Had these stories been set in Sydney, and about a similar struggle brought on by the Global Financial Crisis, aside from being a very different story.
Don’t get me wrong, these stories have their place and in the end many readers will prefer such stories. After all, reader enjoyment trumps all. But for me, the ability to manipulate an entire universe to inform and focus on the thematic truth is an amazing and powerful way to shine a light on something that may otherwise get glossed over. For me, it makes that truth more powerful and makes the novel far more meaningful. When the protagonists’ worlds – relationships, culture, and magics – are all geared to make them an outsider, this is what I connect with.
I think part of this comes from my own worldview as well. We are in a highly politicised era at the moment. This means that no matter what side people are on, there is often a focus on not being wrong, rather than being right. That means pointing out the other person’s mistake rather than admitting our own, reconciling our position with the facts, and moving on.

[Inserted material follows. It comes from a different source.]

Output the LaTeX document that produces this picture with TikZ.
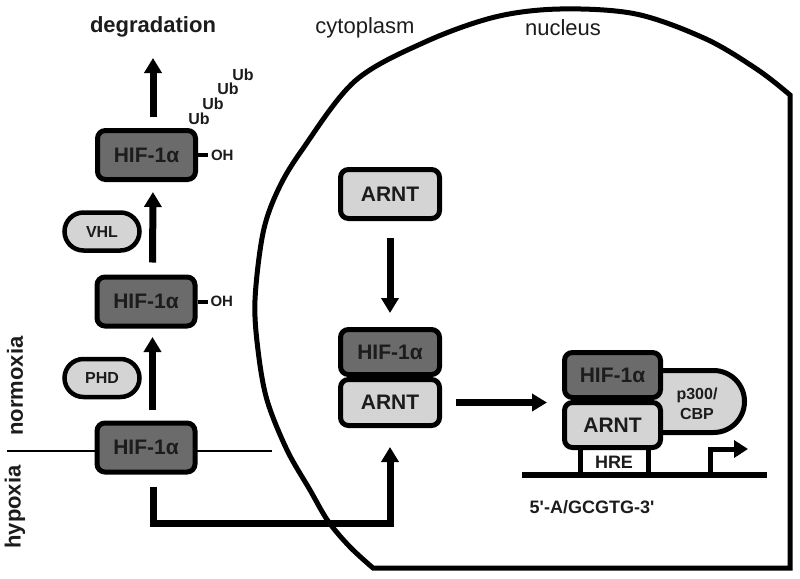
\documentclass[tikz,border=0pt]{standalone}
\usepackage{fontspec}
\setmainfont{Liberation Sans}
\newfontfamily\plainfont{Liberation Sans}
\usetikzlibrary{arrows.meta,calc}
\definecolor{darkbox}{HTML}{6B6B6B}
\definecolor{lightbox}{HTML}{D4D4D4}
\definecolor{ink}{HTML}{1C1C1C}
\begin{document}
\begin{tikzpicture}[x=1pt,y=-1pt,
  box/.style={draw=black, line width=5pt, rounded corners=8pt, minimum width=98pt,
    minimum height=49pt, inner sep=0pt, text=ink,
    font=\fontsize{21}{24}\selectfont\bfseries},
  darkb/.style={box, fill=darkbox},
  lightb/.style={box, fill=lightbox},
  ovalbox/.style={draw=black, line width=4.5pt, fill=lightbox, rounded corners=19pt,
    minimum width=75pt, minimum height=38pt, inner sep=0pt, text=ink,
    font=\fontsize{16}{18}\selectfont\bfseries},
  arr/.style={line width=7pt, -{Triangle[length=15pt,width=17pt]}},
  smalltxt/.style={inner sep=0pt, text=ink, font=\fontsize{15}{16}\selectfont\bfseries},
  ubtxt/.style={inner sep=0pt, text=ink, font=\fontsize{16}{17}\selectfont\bfseries},
  bigtxt/.style={inner sep=0pt, text=ink, font=\fontsize{22}{24}\selectfont\bfseries},
  comptxt/.style={inner sep=0pt, text=ink, font=\fontsize{22}{24}\selectfont},
  stick/.style={line width=5pt}
]
\useasboundingbox (0,0) rectangle (800,578);

% nucleus
\draw[line width=5pt, line join=miter]
  plot[smooth, tension=0.55] coordinates {(790,95) (758,70) (706,39) (636,14) (560,9)
    (495,17) (425,42) (355,81) (302,150) (278,190) (263,233) (255,300) (258,350)
    (267,400) (287,450) (310,490) (328,521) (350,547) (373,568)}
  -- (790,568) -- cycle;
\node[comptxt] (cyto) at (365,28) {cytoplasm};
\node[comptxt] (nuc) at (563,28) {nucleus};

% left column
\draw[line width=2.5pt] (7,451) -- (272,451);
\node[darkb] (b1) at (146.5,155) {HIF-1α};
\node[darkb] (b2) at (146,301.5) {HIF-1α};
\node[darkb] (b3) at (146,447.5) {HIF-1α};
\node[ovalbox] (vhl) at (102,231.5) {VHL};
\node[ovalbox] (phd) at (102,378) {PHD};
\node[bigtxt] (deg) at (153,27) {degradation};

\draw[arr, shorten <=11pt] ($(b1.north)+(6.5,0)$) -- ++(0,-70);
\draw[arr, shorten <=12pt, shorten >=10pt] ($(b2.north)+(6.5,0)$) -- ($(b1.south)+(6.5,0)$);
\draw[arr, shorten <=10.5pt, shorten >=8.5pt] ($(b3.north)+(6.5,0)$) -- ($(b2.south)+(6.5,0)$);

\draw[line width=4pt] (b1.east) -- ++(10,0) node[right, smalltxt, inner sep=1pt] (oh1) {OH};
\draw[line width=4pt] (b2.east) -- ++(10,0) node[right, smalltxt, inner sep=1pt] (oh2) {OH};

\node[ubtxt] (ub1) at (199,119) {Ub};
\node[ubtxt] (ub2) at (213,104) {Ub};
\node[ubtxt] (ub3) at (228,89) {Ub};
\node[ubtxt] (ub4) at (243,75) {Ub};

\node[bigtxt, rotate=90] (norm) at (15,386) {normoxia};
\node[bigtxt, rotate=90] (hyp) at (15,507) {hypoxia};

% middle column
\node[lightb, minimum width=99pt] (a1) at (390,194) {ARNT};
\node[darkb, minimum width=99pt, minimum height=45pt] (c1) at (390,352) {HIF-1α};
\node[lightb, minimum width=99pt, minimum height=46pt] (c2) at (390,402.5) {ARNT};
\draw[arr, shorten <=17pt, shorten >=14pt] (a1.south) -- (c1.north);
\draw[arr, shorten >=19pt] ($(b3.south)+(7,12)$) -- ++(0,37) -| (c2.south);

% right complex
\draw[line width=5pt, fill=lightbox, rounded corners=31pt]
  (630,370.5) -- (744.5,370.5) -- (744.5,432.5) -- (630,432.5);
\node[darkb, minimum width=96pt, minimum height=45pt] (r1) at (612.5,375) {HIF-1α};
\node[lightb, minimum width=96pt, minimum height=45pt] (r2) at (612.5,425) {ARNT};
\node[inner sep=0pt, text=ink, align=center, font=\fontsize{16}{20}\selectfont\bfseries]
  (p300) at (697,404) {p300/\\CBP};
\draw[arr, shorten <=14pt, shorten >=15pt] (c2.east) -- (c2.east -| r2.west);

\draw[stick] ([xshift=18pt]r2.south west) -- ++(0,26);
\draw[stick] ([xshift=-15pt]r2.south east) -- ++(0,26);
\node[inner sep=0pt, text=ink, font=\fontsize{18}{20}\selectfont\bfseries] (hre) at (614,462) {HRE};
\draw[line width=6.5pt] (522,475) -- (767,475);
\coordinate (tss) at (710,477);
\draw[line width=5pt, -{Triangle[length=14pt,width=17pt]}] (tss) |- (748,449);
\node[inner sep=0pt, text=ink, font=\plainfont\fontsize{18}{20}\selectfont\bfseries] (seq) at (592,507) {5'-A/GCGTG-3'};
\end{tikzpicture}
\end{document}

We are also in a time in which the media, our public fact presentation and checking engine, are focussed on being first rather than being accurate. This is not an attack on the media either, as they are under immense pressures to produce articles and content with fewer resources and tighter time frames. There are some very good journalists out there, but a simple check of the spelling in news articles these days will show that pressure. The ‘need it now’ push means less fact-checking and editing. Mistakes are made, not just in spelling (which really doesn’t matter as much as the story), but also in the very ‘facts’ presented.

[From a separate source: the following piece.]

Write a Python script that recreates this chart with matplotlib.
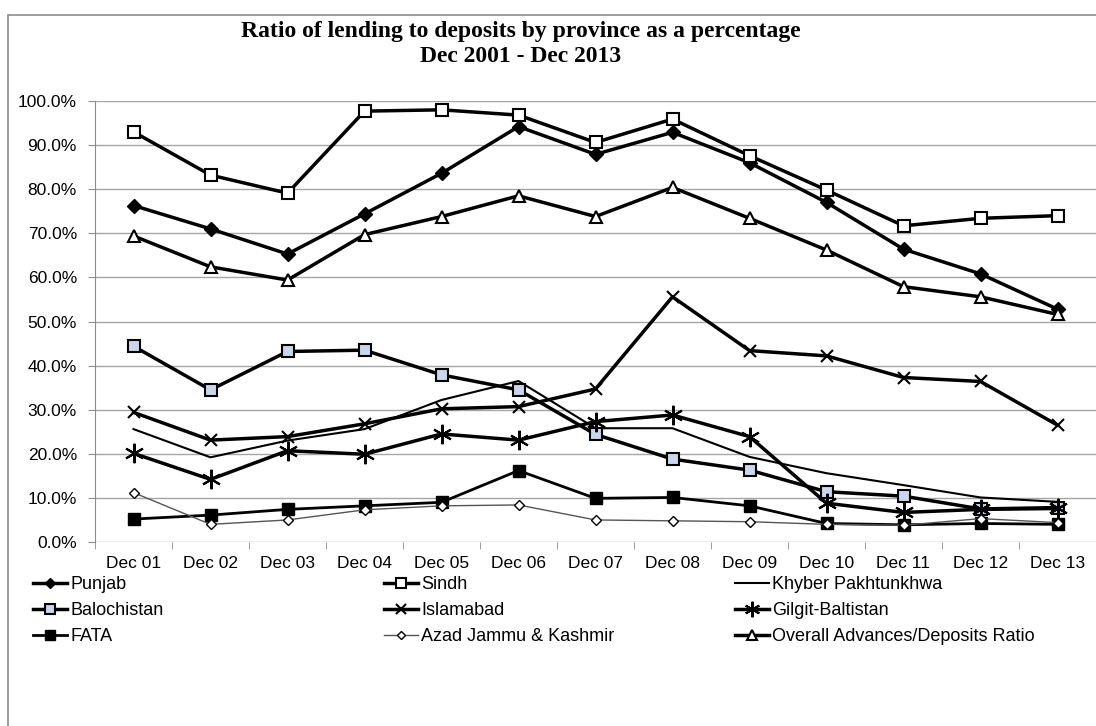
import numpy as np
import matplotlib
matplotlib.use('Agg')
import matplotlib.pyplot as plt
from matplotlib.patches import Rectangle
from matplotlib.ticker import FuncFormatter, FixedLocator

# data (percent)
months = ['Dec 01', 'Dec 02', 'Dec 03', 'Dec 04', 'Dec 05', 'Dec 06', 'Dec 07',
          'Dec 08', 'Dec 09', 'Dec 10', 'Dec 11', 'Dec 12', 'Dec 13']
punjab = [76.3, 71.0, 65.3, 74.4, 83.6, 94.2, 87.9, 92.9, 86.0, 77.0, 66.4, 60.8, 52.8]
sindh = [93.0, 83.2, 79.1, 97.7, 98.0, 96.8, 90.6, 95.9, 87.6, 79.8, 71.7, 73.4, 74.0]
kp = [25.6, 19.2, 23.0, 25.6, 32.2, 36.5, 25.8, 25.8, 19.3, 15.6, 12.9, 10.1, 9.1]
balochistan = [44.4, 34.5, 43.2, 43.5, 37.9, 34.5, 24.4, 18.8, 16.3, 11.4, 10.4, 7.5, 7.8]
islamabad = [29.4, 23.1, 23.9, 26.8, 30.2, 30.7, 34.7, 55.6, 43.4, 42.2, 37.3, 36.4, 26.5]
gilgit = [20.1, 14.2, 20.7, 19.9, 24.5, 23.1, 27.3, 28.8, 23.9, 8.8, 6.7, 7.4, 7.6]
fata = [5.2, 6.1, 7.4, 8.2, 9.0, 16.2, 9.9, 10.1, 8.2, 4.2, 3.9, 4.2, 4.0]
ajk = [11.2, 4.0, 5.0, 7.3, 8.2, 8.4, 5.0, 4.8, 4.6, 4.0, 3.8, 5.3, 4.4]
overall = [69.4, 62.4, 59.4, 69.7, 73.8, 78.5, 73.8, 80.4, 73.4, 66.2, 57.9, 55.6, 51.6]

W, H = 1096, 726
fig = plt.figure(figsize=(W / 100, H / 100), dpi=100)
sans = ['Liberation Sans', 'DejaVu Sans']

# chart frame (cropped on right/bottom like the source)
fig.patches.append(Rectangle((8 / W, -0.05), 1.2, (H - 15) / H + 0.05,
                             transform=fig.transFigure, fill=False,
                             edgecolor='#8c8c8c', lw=1.2))

ax = fig.add_axes([95 / W, 1 - 542 / H, (W - 95) / W, (542 - 101) / H])
x = np.arange(len(months))

asterisk = (6, 2, 0)
series = [
    ('Punjab', punjab, dict(color='black', lw=2.5, marker='D', ms=7, mfc='black', mec='black')),
    ('Sindh', sindh, dict(color='black', lw=2.5, marker='s', ms=9, mfc='white', mec='black', mew=1.5)),
    ('Khyber Pakhtunkhwa', kp, dict(color='black', lw=1.5)),
    ('Balochistan', balochistan, dict(color='black', lw=2.5, marker='s', ms=9, mfc='#c9d7ec', mec='black', mew=1.5)),
    ('Islamabad', islamabad, dict(color='black', lw=2.5, marker='x', ms=9, mec='black', mew=1.5)),
    ('Gilgit-Baltistan', gilgit, dict(color='black', lw=2.5, marker=asterisk, ms=14, mec='black', mew=1.5)),
    ('FATA', fata, dict(color='black', lw=2, marker='s', ms=9, mfc='black', mec='black')),
    ('Azad Jammu & Kashmir', ajk, dict(color='#555555', lw=1, marker='D', ms=5, mfc='white', mec='black', mew=1)),
    ('Overall Advances/Deposits Ratio', overall, dict(color='black', lw=2.5, marker='^', ms=9, mfc='white', mec='black', mew=1.5)),
]
handles = {}
for name, vals, st in series:
    ln, = ax.plot(x, np.array(vals) / 100, label=name, **st)
    handles[name] = ln

ax.set_xlim(-0.5, -0.5 + (W - 95) / 77.6)
ax.set_ylim(0, 1.0)
ax.yaxis.set_major_locator(FixedLocator(np.arange(0, 1.01, 0.1)))
ax.yaxis.set_major_formatter(FuncFormatter(lambda v, p: '%.1f%%' % (v * 100)))
ax.grid(axis='y', color='#a6a6a6', lw=1)
ax.set_axisbelow(True)
ax.set_xticks(x)
ax.set_xticklabels(months, fontsize=12.5, family=sans)
ax.set_xticks(np.arange(-0.5, 13, 1), minor=True)
ax.tick_params(axis='x', which='major', length=0, pad=10)
ax.tick_params(axis='x', which='minor', length=5, color='#8c8c8c', direction='out')
ax.tick_params(axis='y', length=5, color='#8c8c8c', pad=8, labelsize=12.5)
for lab in ax.get_yticklabels():
    lab.set_family(sans)
for s in ['top', 'right', 'bottom']:
    ax.spines[s].set_visible(False)
ax.spines['left'].set_color('#8c8c8c')

fig.text(521 / W, 1 - 31 / H, 'Ratio of lending to deposits by province as a percentage',
         ha='center', va='center', fontsize=17, fontweight='bold', family='Liberation Serif')
fig.text(521 / W, 1 - 56 / H, 'Dec 2001 - Dec 2013',
         ha='center', va='center', fontsize=17, fontweight='bold', family='Liberation Serif')

cols = [['Punjab', 'Balochistan', 'FATA'],
        ['Sindh', 'Islamabad', 'Azad Jammu & Kashmir'],
        ['Khyber Pakhtunkhwa', 'Gilgit-Baltistan', 'Overall Advances/Deposits Ratio']]
for i, col in enumerate(cols):
    fig.legend([handles[n] for n in col], col, loc='upper left',
               bbox_to_anchor=((33 + i * 351) / W, 1 - 576 / H),
               frameon=False, prop={'family': sans, 'size': 13},
               handlelength=1.9, handletextpad=0.15, labelspacing=0.5,
               markerscale=0.8, borderaxespad=0, borderpad=0)

fig.savefig('out.png', dpi=100)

Add to this the information glut we live in, where there is so much information available to us, there is usually enough ‘evidence’ to support multiple, contradictory options.

To use the needle in a haystack metaphor, if digging to the truth a few decades ago used to be just like that – finding a needle in a haystack – then now it is searching a thousand haystacks for a thousand needles. Except it isn’t a matter of one needle per haystack. And there are located in a thousand different locations. And there are fake needles among them too. And the haystacks are on fire.
What fiction does, particularly speculative fiction, is basically cut out the crap. When the plot, characters, and setting are all fake, the only thing left to connect to the readers is to get some sort of truth in the themes. Even better, by knowing that most of it is a lie, the only question the reader really gets to ponder at the deeper philosophical level is that truth. Get rid of the haystacks, essentially, and instead of looking for the needle, have it presented to you.
It might be pushing the metaphor a little to discuss it any further as a needle, but the beauty of great fiction, be it speculative or otherwise, is that it will present the truth to you. Not as an absolute believe-or-you-burn kind of way, but as a debate, consistently showing the virtues and weaknesses of all sides, and leaving it up to the reader to decide which is the best interpretation.
Plenty of people will still enjoy non-fiction and other forms of fiction, and in the entertainment industry of which we are a part, this is paramount. But for me, I enjoy the exploration of concepts and distilling of truth that is critical to the spec fic world. It challenges us by throwing a truth directly in your face and creating a world and story specifically designed to challenge the reader. I have a passion for learning, and for distilling truth. So these ‘lies’ used to emphasise a truth? That is why I love spec fic. That is why it matters to me.